Expertise

Not Evangelism

Friday, January 21, 2011

Lapses, Relapses and Celebrating Success

There's a phrase I like, a lapse is not a relapse, meaning that a single slip-up is not evidence of habitual, systemic behaviour. One small misdemeanour does not undo months and years of work.

Being environmental, as I've said before, is a continuum, a gradient. There are shades of green. It's simply not a black-and-white thing.

So when we slip-up (and we do, being human), it doesn't stop us being environmentalists. It doesn't change our core principles, our beliefs. Sure, there are those detractors who are all too willing to fall upon our slip-ups, usually as evidence that we can't be truly environmental because we've had a small lapse.

A Lapse of my Own

Last week, I was spotted (outed!) walking out of a supermarket with a carrier bag. Yes, I was caught there unexpectedly; my wife had asked me to get more things. I didn't have my reusable bags with me. And believe me, it hurt no one as much as it did me to take one of the carrier bags that I've avoided for years. But that doesn't take away from the fact that I've been consciously - actively - taking a position on this for years. Refusing bags at every turn. Using boxes. Carrying my own bags made out of canvas or linen.

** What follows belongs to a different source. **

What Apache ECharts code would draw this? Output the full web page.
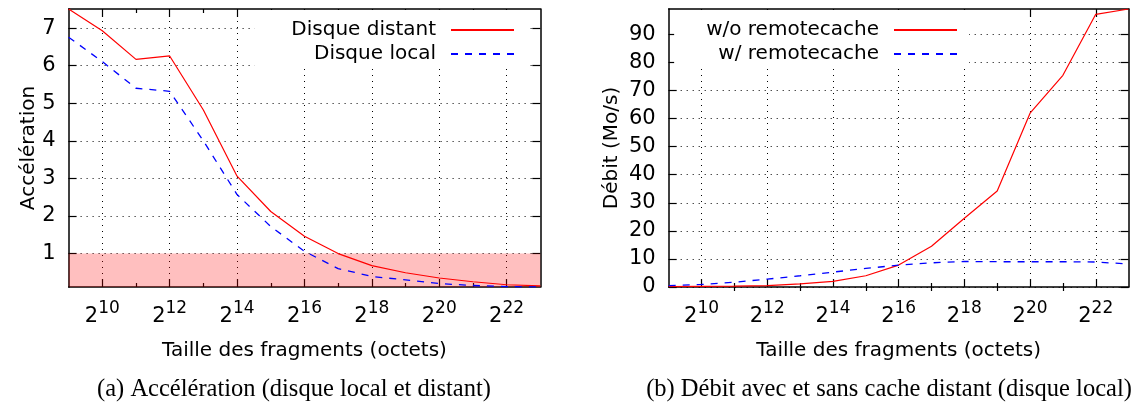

Whatever the reasons, it was still a lapse.

And I've been vocal about my choices over the years - not criticising others, so much as sharing my own principles - so there are those that are quite happy to pick me up on it when I slip up. Which is fine. So long as I have a reason for my behaviour - and I mean a reason rather than an excuse - then I'm comfortable answering their questions. I have nothing to be defensive about. My principles are intact.

These are my own principles, after all. I live by them because I chose to. When I compromise them, or fail to meet them, I'm answerable to the highest authority in my life - myself. Compared to that, there's not much anyone else can say (but they do).

Dealing with a Lapse

All of us at some time may - despite our best intentions - just fall a little short of our own personal standards. We can't do everything, not all the time at any rate. And we needn't kick ourselves for our little lapses. We can celebrate what we do, not castigate ourselves for what we don't.

That doesn't mean we get to hide our mistakes. We have to admit to them, and figure out why they happened, so we can stop them happening again.

Over on TreeHugger, they put it like this:
...[when] you slip up (or just plain can't be bothered), don't fall into a state of depression or despair. Just analyze what factors contributed to you falling short of your goals or intentions, and then figure out ways to circumvent those circumstances next time.
(from The Lost Eco-Art of Cutting Yourself Some Slack)

My commentator was kind enough to say that seeing me with a supermarket carrier bag is something he hasn't seen in nearly a decade. Which is kind of proof that my efforts are being noticed, are making a difference. But I'm not going to lose sleep over it. On balance, I'm happy with my choices and my positive actions. If I pick up a carrier bag occasionally, if I miss recycling something every now and again, I still believe in the same things.  I'm going to keep doing what I do.

A lapse, after all, is not a relapse.